Friday, July 20, 2007

DAY 9, Tuesday July 17, 2007

Our surgeries today began with Bob the Beagle’s neuter which went very well. Two residents, Billy and Lydia then brought Tiny in to us, most likely a Corgi mix with short legs and a longer body. Tiny had been given to Billy and Lydia as a wedding present four years previously and they were quite concerned about a persistent cough she had. Brigitte examined Tiny and decided she probably had an upper respiratory infection (URI) and gave her antibiotics to go home with, and also a deworming injection. The owners had mentioned that they had noticed a very long tapeworm coming out of her mouth earlier in the year. There is a worm here in Northern Canada which dogs can pass on to humans and can eventually be fatal to the humans. It is the Echinococcus granulosis or E. multiocularis tapeworm and can cause hydatid cysts in the lungs, liver and brain of humans. Therefore deworming all of the dogs for this worm is very important when we come to work in the North.
Another interesting thing we learned today was told us while Chris was absentmindedly pulling out the tufts of shedding hair from Tiny while she was holding her. One of the residents who was observing whispered to Chris and said, “you might not want to do that. The dogs here need their thick coats in the winter and if you pull out the shedding coat their winter coat won’t be as thick next year”. Chris thanked him.

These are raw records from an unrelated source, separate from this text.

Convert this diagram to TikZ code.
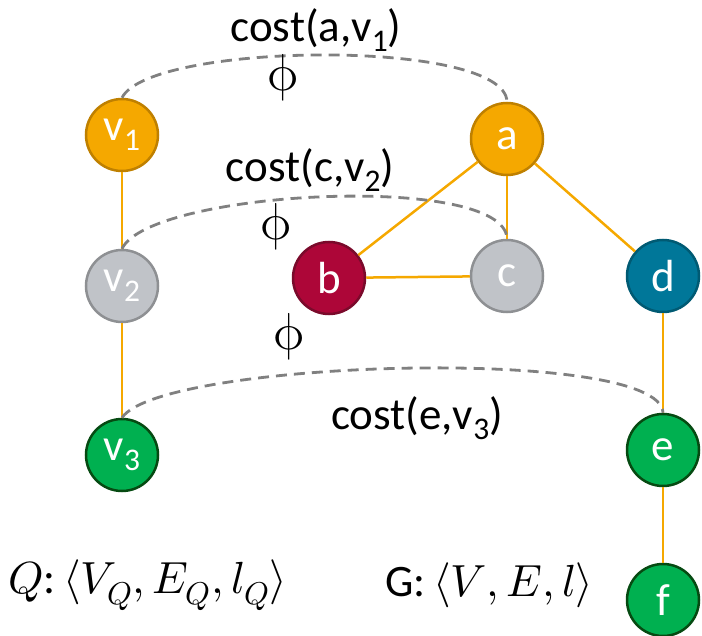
\documentclass[tikz,border=0pt]{standalone}
\usepackage{fontspec}
\usepackage{unicode-math}
\setmainfont{Carlito}
\setmathfont{Latin Modern Math}
\definecolor{orF}{HTML}{F5A800}
\definecolor{orB}{HTML}{BF8000}
\definecolor{grF}{HTML}{C0C3C8}
\definecolor{grB}{HTML}{8E9093}
\definecolor{rdF}{HTML}{AD0638}
\definecolor{rdB}{HTML}{7A0A2B}
\definecolor{blF}{HTML}{007799}
\definecolor{blB}{HTML}{005A73}
\definecolor{gnF}{HTML}{00B050}
\definecolor{gnB}{HTML}{064A12}
\definecolor{dsh}{HTML}{808080}
\newcommand\lsub[1]{\raisebox{-0.22em}{\scalebox{0.7}{#1}}}
\tikzset{
  vtx/.style={circle, minimum size=72pt, inner sep=0pt, line width=2.5pt, text=white,
     font=\fontsize{45}{47}\selectfont},
  vor/.style={vtx, fill=orF, draw=orB},
  vgr/.style={vtx, fill=grF, draw=grB},
  vrd/.style={vtx, fill=rdF, draw=rdB},
  vbl/.style={vtx, fill=blF, draw=blB},
  vgn/.style={vtx, fill=gnF, draw=gnB},
  edge/.style={draw=orF, line width=2.5pt},
  dasharc/.style={draw=dsh, line width=2.8pt, dash pattern=on 11pt off 7pt},
  lbl/.style={font=\fontsize{45}{47}\selectfont, inner sep=0pt},
  phil/.style={font=\fontsize{52}{54}\selectfont, inner sep=0pt}
}
\begin{document}
\begin{tikzpicture}[x=1pt,y=-1pt]
\useasboundingbox (0,0) rectangle (702,636);
% nodes
\node[vor] (v1) at (122,135) {v\lsub{1}};
\node[vgr] (v2) at (122,286) {v\lsub{2}};
\node[vgn] (v3) at (122,455) {v\lsub{3}};
\node[vor] (a) at (507,139) {a};
\node[vrd] (b) at (329,278) {b};
\node[vgr] (c) at (507,276) {c};
\node[vbl] (d) at (663,276) {d};
\node[vgn] (e) at (663,450) {e};
\node[vgn] (f) at (663,600) {f};
% edges
\draw[edge] (v1) -- (v2);
\draw[edge] (v2) -- (v3);
\draw[edge] (a) -- (b);
\draw[edge] (a) -- (c);
\draw[edge] (a) -- (d);
\draw[edge] (b) -- (c);
\draw[edge] (d) -- (e);
\draw[edge] (e) -- (f);
% dashed correspondences
\draw[dasharc] (v1.north) .. controls (150,42) and (505,38) .. (a.north);
\draw[dasharc] (v2.north) .. controls (150,190) and (505,172) .. (c.north);
\draw[dasharc] (v3.north) .. controls (160,360) and (660,345) .. (e.north);
% labels
\node[lbl] (l1) at (316,30) {cost(a,v\lsub{1})};
\node[phil] (p1) at (283,78) {$\upphi$};
\node[lbl] (l2) at (310,170) {cost(c,v\lsub{2})};
\node[phil] (p2) at (276,227) {$\upphi$};
\node[phil] (p3) at (289,337) {$\upphi$};
\node[lbl] (l3) at (417,418) {cost(e,v\lsub{3})};
\node[lbl, anchor=west] (q) at (8,585) {$Q$:\,$\langle V_Q, E_Q, l_Q\rangle$};
\node[lbl, anchor=west] (g) at (385,585) {G:\,$\langle V, E, l\rangle$};
\end{tikzpicture}
\end{document}
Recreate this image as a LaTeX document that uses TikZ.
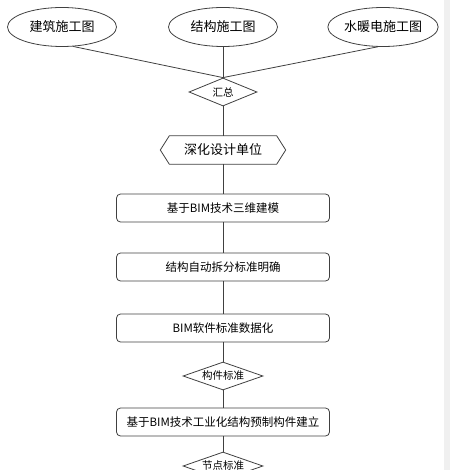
\documentclass[tikz,border=0pt]{standalone}
\usepackage{fontspec}
\setmainfont{Noto Sans CJK SC}
\usetikzlibrary{shapes.geometric,calc}
\begin{document}
\begin{tikzpicture}[x=1pt,y=-1pt,
  line/.style={draw=black!75,line width=0.8pt},
  oval/.style={ellipse,line,minimum width=109pt,minimum height=39pt,inner sep=0pt,font=\fontsize{13}{13}\selectfont},
  dia/.style={diamond,line,aspect=3,inner sep=0pt,minimum width=#1,minimum height=28pt,font=\fontsize{10.5}{10.5}\selectfont},
  box/.style={rectangle,rounded corners=4pt,line,minimum width=213pt,minimum height=28pt,inner sep=0pt,font=\fontsize{11.5}{11.5}\selectfont},
  hexcore/.style={rectangle,minimum width=107pt,minimum height=28pt,inner sep=0pt,font=\fontsize{13}{13}\selectfont}
]
\useasboundingbox (0,0) rectangle (450,470);
\clip (0,0) rectangle (450,470);
\fill[black!6] (444,0) rectangle (450,470);

\node[oval] (e1) at (62,27) {建筑施工图};
\node[oval] (e2) at (223,27) {结构施工图};
\node[oval] (e3) at (383,27) {水暖电施工图};

\node[dia=68pt] (d1) at (223,92) {汇总};

\node[hexcore] (hex) at (223,150) {深化设计单位};
\draw[line] (hex.north west) -- (hex.north east) -- ($(hex.east)+(9,0)$) -- (hex.south east) -- (hex.south west) -- ($(hex.west)+(-9,0)$) -- cycle;

\node[box] (b1) at (223,208) {基于BIM技术三维建模};
\node[box] (b2) at (223,267) {结构自动拆分标准明确};
\node[box] (b3) at (223,328) {BIM软件标准数据化};
\node[dia=80pt] (d2) at (223,376) {构件标准};
\node[box] (b4) at (223,422) {基于BIM技术工业化结构预制构件建立};
\node[dia=80pt] (d3) at (223,466) {节点标准};

\draw[line] (e1.-60) -- (d1.north);
\draw[line] (e2.south) -- (d1.north);
\draw[line] (e3.-105) -- (d1.north);
\draw[line] (d1.south) -- (hex.north);
\draw[line] (hex.south) -- (b1.north);
\draw[line] (b1.south) -- (b2.north);
\draw[line] (b2.south) -- (b3.north);
\draw[line] (b3.south) -- (d2.north);
\draw[line] (d2.south) -- (b4.north);
\draw[line] (b4.south) -- (d3.north);
\end{tikzpicture}
\end{document}
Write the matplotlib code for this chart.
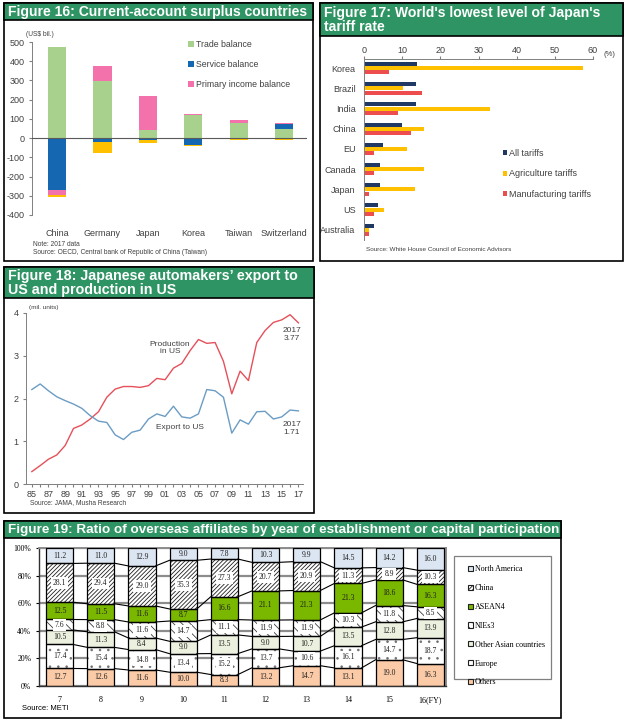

Billy mentioned to us that he had once visited Vancouver. When asked what he thought about it he said “It was a culture shock.” He said he saw many things he had never seen before, but trees and grass were the most amazing things he saw. We found that quite humourous. Lydia had spent five weeks in Ottawa and saw her first horse and couldn’t get over how big they are. She said she would be too afraid to ride one. They spoke to us about the different types of meat they have here; caribou is rare to have, seal they do not eat often, but walrus and Arctic Char is wonderful and fairly common. They eat them both raw and cooked. We discussed all of the different types of hides and their uses. They say that everyone has caribou skin coats here as they are the warmest of all hides and each coat lasts for a couple of years. It was very fascinating hearing about their culture and traditions. Very wonderful and interesting people.
In the morning a few of us went up to the Recreation centre to Science Camp. Caitlin spoke to the children there (ages five to ten) for about thirty minutes and played an action game with them. She mainly spoke about bite prevention and safety around dogs to the kids. She’s a natural with the children. When the children were asked how many had ever been bitten by a dog nearly every child’s hand went up. We handed out colouring books and crayons to the children. She also went back in the afternoon and spoke to the older children, ages eleven to thirteen.
One of the other visitors to the clinic today was Steve, a freelance photo journalist originally from California but has lived in Igloolik for the past year. He interviewed us, took many photos and then invited us all to his home that evening for tea. His new wife, Lily, is a polar bear biologist here. We all quickly agreed to be there.
On our way back to our temporary homes, an Inuit man stopped Barb and Chris and told them how very happy he is that we came to Igloolik and thanked us for all that we were doing and for coming. He said he didn’t need to hear the radio show to know how good it was for us to be here! It was very uplifting and encouraging to hear some positive feedback.
We spent two hours visiting with Steve and Lily and had the opportunity to be educated with photos and by Lily about polar bears. Very fascinating, to say the least! Lily spends three months per year tracking, tagging and measuring polar bear populations. For the last two years the team has been working with the bears along the coastline of Labrador and Newfoundland and parts of Baffin Island. Last year they were able to tag 840 bears! They fly in by helicopter, dart the bear from the helicopter while the bear is in the water, and then they herd the bear to shore. Once the sedative in the dart takes effect they start their work. It takes Lily and her technician, Marcus, about twenty minutes per bear. They tattoo the bear with its own unique number (done inside the lip), put a tag in its ear, extract a tooth (similar to the wolf tooth in horses) to age the bear, take a tuft of hair for DNA samples, and check the bear over for any injuries and the general body condition. They leave before the bear is fully awake. It was extremely interesting and quite a learning experience for each one of us. Steve fed us herbal tea and peanut butter cookies he had made for us and then we headed back to our residence for dinner.
Tomorrow we are supposed to go out to Igloolik Point, which we’ve heard so much about, to vaccinate several dog teams out there and hopefully be able to interact and visit with some of the people there.